As such 3 dates have been set by Visa and they have been backed by MasterCard, American Express and Discover.
October 2012: Waive Payment Card Industry Data Security Standard (PCI DSS) compliance validation requirements to encourage merchant investment in contact and contactless chip payment terminals. Will also require acquirer processors to ensure that their systems support dynamic data acceptance (i.e., chip) and will institute a domestic and cross-border counterfeit liability shift.
April 2013: Will require U.S. acquirer processors and sub-processor service providers to be able to support merchant acceptance of chip transactions no later than April 1, 2013. This is the only mandate that Visa has introduced into the US market, as Liability shift is not considered a mandate. Chip acceptance will require service providers to be able to carry and process additional data that is included in chip transactions, including the cryptographic message that makes each EMV transaction unique. Will provide additional guidance as part of its bi-annual Business Enhancements Release for acquirer processors to certify that their systems can support EMV contact and contactless chip transactions.
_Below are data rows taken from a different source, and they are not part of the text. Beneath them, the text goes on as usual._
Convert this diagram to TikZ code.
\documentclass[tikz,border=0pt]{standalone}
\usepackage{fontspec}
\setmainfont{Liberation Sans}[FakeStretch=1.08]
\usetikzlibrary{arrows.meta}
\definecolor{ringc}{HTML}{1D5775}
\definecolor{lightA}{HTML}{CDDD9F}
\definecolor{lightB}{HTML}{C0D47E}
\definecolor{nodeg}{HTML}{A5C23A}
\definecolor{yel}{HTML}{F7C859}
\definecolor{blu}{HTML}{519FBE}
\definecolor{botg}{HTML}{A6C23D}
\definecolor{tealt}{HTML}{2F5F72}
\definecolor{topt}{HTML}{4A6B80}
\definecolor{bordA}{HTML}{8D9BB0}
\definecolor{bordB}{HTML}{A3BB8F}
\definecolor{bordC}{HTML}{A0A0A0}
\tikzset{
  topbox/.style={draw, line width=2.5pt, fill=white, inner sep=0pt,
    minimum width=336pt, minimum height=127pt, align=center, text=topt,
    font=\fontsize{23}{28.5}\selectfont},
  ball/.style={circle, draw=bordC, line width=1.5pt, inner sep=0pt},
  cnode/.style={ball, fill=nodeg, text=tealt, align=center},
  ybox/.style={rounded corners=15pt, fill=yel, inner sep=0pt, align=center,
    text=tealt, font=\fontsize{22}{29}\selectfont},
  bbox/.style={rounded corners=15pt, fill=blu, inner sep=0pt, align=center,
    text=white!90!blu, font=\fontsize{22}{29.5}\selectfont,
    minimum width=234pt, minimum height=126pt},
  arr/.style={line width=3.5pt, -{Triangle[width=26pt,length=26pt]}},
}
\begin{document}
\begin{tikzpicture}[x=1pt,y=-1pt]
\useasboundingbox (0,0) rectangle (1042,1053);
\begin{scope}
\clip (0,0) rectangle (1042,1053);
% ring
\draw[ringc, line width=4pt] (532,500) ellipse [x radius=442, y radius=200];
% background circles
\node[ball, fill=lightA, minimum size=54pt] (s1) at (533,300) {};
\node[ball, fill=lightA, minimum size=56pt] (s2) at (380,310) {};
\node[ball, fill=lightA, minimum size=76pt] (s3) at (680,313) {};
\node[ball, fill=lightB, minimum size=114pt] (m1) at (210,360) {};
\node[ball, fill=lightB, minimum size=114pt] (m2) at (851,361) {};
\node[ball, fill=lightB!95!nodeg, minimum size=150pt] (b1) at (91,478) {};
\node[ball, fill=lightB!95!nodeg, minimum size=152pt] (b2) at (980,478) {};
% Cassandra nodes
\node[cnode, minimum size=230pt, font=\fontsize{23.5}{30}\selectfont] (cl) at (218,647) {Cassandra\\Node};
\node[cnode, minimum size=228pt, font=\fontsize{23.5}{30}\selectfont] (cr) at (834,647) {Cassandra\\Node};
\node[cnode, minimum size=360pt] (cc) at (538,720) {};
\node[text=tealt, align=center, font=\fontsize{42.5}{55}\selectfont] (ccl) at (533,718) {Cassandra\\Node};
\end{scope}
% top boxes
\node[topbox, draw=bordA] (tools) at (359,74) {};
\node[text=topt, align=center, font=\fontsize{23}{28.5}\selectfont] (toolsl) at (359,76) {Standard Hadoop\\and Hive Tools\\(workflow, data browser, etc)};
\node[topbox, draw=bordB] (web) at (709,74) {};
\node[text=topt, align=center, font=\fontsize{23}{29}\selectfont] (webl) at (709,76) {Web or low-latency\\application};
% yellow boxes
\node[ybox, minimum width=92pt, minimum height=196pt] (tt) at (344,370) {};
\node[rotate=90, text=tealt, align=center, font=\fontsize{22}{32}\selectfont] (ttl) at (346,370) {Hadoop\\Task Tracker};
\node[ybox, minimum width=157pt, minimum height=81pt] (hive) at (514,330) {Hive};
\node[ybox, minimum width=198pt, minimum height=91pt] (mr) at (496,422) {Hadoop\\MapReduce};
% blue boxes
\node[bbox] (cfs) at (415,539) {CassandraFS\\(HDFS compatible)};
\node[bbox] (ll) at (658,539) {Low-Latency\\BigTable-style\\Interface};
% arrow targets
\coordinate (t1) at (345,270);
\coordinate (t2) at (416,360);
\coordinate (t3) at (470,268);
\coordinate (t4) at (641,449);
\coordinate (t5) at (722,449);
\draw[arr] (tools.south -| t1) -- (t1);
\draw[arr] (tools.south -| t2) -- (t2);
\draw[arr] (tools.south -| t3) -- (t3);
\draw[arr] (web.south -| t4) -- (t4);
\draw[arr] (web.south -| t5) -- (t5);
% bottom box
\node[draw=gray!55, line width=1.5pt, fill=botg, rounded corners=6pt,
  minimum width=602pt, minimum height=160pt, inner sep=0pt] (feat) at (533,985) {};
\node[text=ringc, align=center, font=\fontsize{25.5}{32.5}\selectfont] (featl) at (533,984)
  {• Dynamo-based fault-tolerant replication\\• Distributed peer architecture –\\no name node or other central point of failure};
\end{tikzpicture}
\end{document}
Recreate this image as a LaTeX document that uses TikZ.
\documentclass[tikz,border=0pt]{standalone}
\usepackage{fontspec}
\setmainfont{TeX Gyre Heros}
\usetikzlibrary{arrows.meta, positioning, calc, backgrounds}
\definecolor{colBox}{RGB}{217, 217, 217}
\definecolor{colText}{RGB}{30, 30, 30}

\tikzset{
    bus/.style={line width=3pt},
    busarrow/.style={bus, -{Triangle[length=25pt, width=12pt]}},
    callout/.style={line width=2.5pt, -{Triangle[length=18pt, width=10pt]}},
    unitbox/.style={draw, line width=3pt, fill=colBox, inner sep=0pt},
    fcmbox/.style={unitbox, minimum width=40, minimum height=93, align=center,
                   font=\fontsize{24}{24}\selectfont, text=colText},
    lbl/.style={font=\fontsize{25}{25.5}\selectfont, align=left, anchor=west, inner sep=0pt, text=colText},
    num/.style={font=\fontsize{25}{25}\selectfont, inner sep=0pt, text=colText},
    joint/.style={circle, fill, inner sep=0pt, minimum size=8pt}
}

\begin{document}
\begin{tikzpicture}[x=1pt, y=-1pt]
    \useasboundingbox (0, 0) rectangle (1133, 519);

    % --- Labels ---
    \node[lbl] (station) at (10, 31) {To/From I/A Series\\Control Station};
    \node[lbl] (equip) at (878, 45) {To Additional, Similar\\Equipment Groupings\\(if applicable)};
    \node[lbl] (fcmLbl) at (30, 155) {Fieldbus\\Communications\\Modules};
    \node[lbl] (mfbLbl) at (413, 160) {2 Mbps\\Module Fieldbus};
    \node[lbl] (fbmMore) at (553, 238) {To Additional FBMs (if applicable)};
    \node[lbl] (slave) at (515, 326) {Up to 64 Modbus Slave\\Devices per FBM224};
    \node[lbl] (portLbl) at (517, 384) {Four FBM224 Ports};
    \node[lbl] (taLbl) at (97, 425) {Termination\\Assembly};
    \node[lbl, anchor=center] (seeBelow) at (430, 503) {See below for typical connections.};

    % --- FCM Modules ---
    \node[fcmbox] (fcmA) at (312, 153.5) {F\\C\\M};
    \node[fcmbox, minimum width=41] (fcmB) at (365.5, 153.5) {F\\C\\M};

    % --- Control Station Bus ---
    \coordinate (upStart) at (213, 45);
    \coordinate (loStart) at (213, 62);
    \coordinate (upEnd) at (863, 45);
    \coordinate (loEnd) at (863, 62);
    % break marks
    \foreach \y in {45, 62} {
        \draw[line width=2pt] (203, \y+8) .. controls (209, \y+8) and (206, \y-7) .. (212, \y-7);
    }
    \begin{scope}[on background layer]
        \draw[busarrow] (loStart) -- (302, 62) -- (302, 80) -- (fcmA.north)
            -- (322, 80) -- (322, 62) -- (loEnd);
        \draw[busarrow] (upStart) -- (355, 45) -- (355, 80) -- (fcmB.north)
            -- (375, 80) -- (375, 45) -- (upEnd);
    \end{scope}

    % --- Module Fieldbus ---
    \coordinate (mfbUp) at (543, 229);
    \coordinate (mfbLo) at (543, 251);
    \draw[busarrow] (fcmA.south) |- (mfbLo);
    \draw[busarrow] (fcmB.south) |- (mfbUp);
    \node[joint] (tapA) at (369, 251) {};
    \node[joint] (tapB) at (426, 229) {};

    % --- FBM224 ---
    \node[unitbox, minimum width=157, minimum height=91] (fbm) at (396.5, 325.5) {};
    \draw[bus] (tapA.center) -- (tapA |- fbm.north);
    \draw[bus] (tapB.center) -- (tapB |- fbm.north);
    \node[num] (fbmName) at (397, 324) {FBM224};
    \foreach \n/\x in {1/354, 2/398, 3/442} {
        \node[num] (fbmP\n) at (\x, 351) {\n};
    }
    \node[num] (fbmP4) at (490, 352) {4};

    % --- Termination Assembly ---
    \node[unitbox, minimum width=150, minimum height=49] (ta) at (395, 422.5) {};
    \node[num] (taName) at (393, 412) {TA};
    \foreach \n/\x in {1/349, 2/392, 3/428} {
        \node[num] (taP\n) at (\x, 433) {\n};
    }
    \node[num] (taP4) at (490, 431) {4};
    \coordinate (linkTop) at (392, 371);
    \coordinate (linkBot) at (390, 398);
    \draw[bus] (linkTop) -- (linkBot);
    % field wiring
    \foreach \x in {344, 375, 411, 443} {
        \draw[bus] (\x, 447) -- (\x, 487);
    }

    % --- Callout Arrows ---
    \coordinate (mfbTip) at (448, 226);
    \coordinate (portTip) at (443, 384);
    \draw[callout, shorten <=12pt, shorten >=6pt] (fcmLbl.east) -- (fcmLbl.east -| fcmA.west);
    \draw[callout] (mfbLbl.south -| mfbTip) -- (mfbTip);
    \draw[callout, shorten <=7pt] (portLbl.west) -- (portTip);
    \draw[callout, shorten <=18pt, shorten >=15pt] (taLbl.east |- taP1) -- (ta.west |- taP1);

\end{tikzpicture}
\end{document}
October 2015: Plans that effective 1 October 2015, the U.S. will be included in the Global POS Liability Shift Policy, which will apply to all issuers and merchants' acquirers in the U.S., with the exception of transactions at Automated Fuel Dispensers (AFDs). Transactions made at AFDs will be excluded from the liability shift for a period of two (2) years due to the challenges faced by the petroleum industry in upgrading terminals to accept EMV chip cards. Similarly, effective 1 October 2017, transactions made at AFD terminals will be included in the Global POS Liability Shift Policy.